The most critical way in which opinion displaces knowledge in the play is the failure of self-knowledge. Shakespeare's Romans are more concerned with the way in which others perceive them than with their own self-awareness—a flaw which, I have suggested, is inherent in both Senecan and Ciceronian Stoicism. The issue is most clearly defined in a passage of Socratic dialogue between Brutus and Cassius:
CASSIUS. . . . Tell me, good Brutus, can you see your face?
BRUTUS. No, Cassius, for the eye sees not itself
But by reflection, by some other things.
CASSIUS. 'Tis just;
And it is very much lamented, Brutus,
That you have no such mirrors as will turn
Your hidden worthiness into your eye,
That you might see your shadow. I have heard
Where many of the best respect in Rome—
Except immortal Caesar—speaking of Brutus,
And groaning underneath this age's yoke,
Have wished that noble Brutus had his eyes.
(1.2. 53-64)
Cassius proposes, and Brutus accepts, that it is impossible to see yourself except as reflected in the eyes of others. Self-knowledge can be gained only through the opinions held of you by others, whose opinions in turn are validated by the 'respect' in which they are held . . . The sense of endless regression is underlined by Cassius' imagery, which echoes the discussions of honour by Cicero (in Tusculans 3) and later writers such as Du Vair. For Cicero, true honour is the accurate reflection of virtue, but false honour, popular reputation, is a mere shadow. Cassius' word 'shadow', which hovers between the two meanings, suggests that the distinction is itself a somewhat shadowy one.35
Brutus, in a flash of insight, objects
Into what dangers would you lead me, Cassius,
That you would have me seek into myself
For that which is not in me?
(65-7)
Cassius brushes aside the question; his task is to induce Brutus to abandon his own sense of his 'self, and accept instead the image of Brutus the tyrannicide reflected in Cassius' glass. In the orchard scene we see this process completed, as Brutus is drawn to accept 'the great opinion / That Rome holds of his name' (1. 2. 318-19), as embodied in the cryptic and forged letter which he has to 'piece . . . out' by the light of 'exhalations whizzing in the air' (2. 1.51, 44). It is a wonderfully suggestive image of the corruption of self-knowledge by 'opinion'. From now on Brutus will, as Cassius wishes, have and be governed by 'that opinion of [him]self / Which every noble Roman bears of [him]' (92-3).

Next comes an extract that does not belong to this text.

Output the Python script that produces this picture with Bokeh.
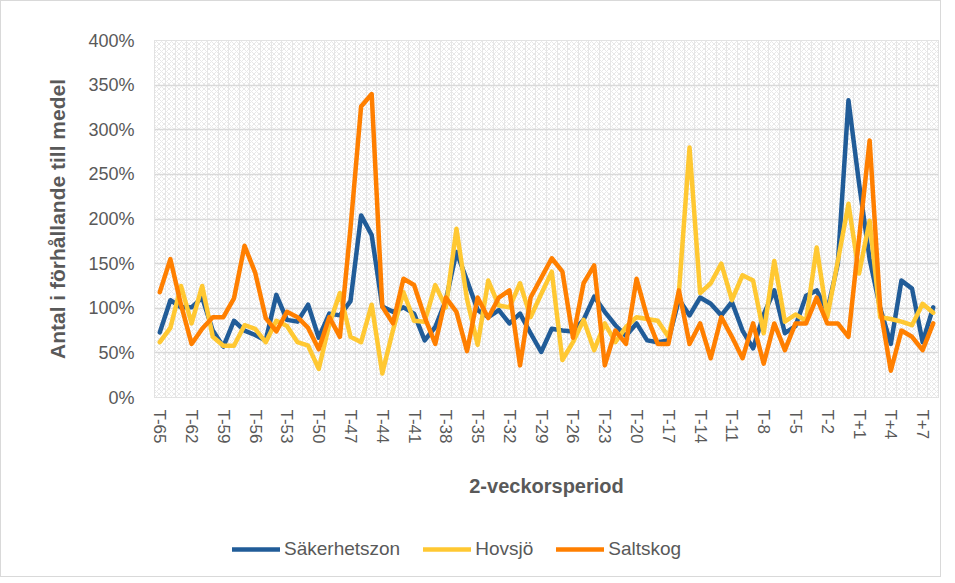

This failure in self-knowledge of the play's most introspective character is symptomatic of a world in which people see their actions most clearly as reflected in the eyes of others. It is not surprising that one of the recurring images is that of the theatre, where characters' performances are judged by an audience: Casca sees Caesar's refusal of the crown as a performance clapped and hissed by the people (1.2. 258-61), and Cassius and Brutus, standing over Caesar's body, speculate how future audiences will respond when the 'lofty scene' is 'acted over' (3. 1. 112-19). The most striking of these images, Brutus' charge to the conspirators to emulate the 'formal constancy' of 'Roman actors', suggests how constancy in this world becomes defined as a form of performance. But the link between constancy and Roman acting, of course, had already been made by Cicero.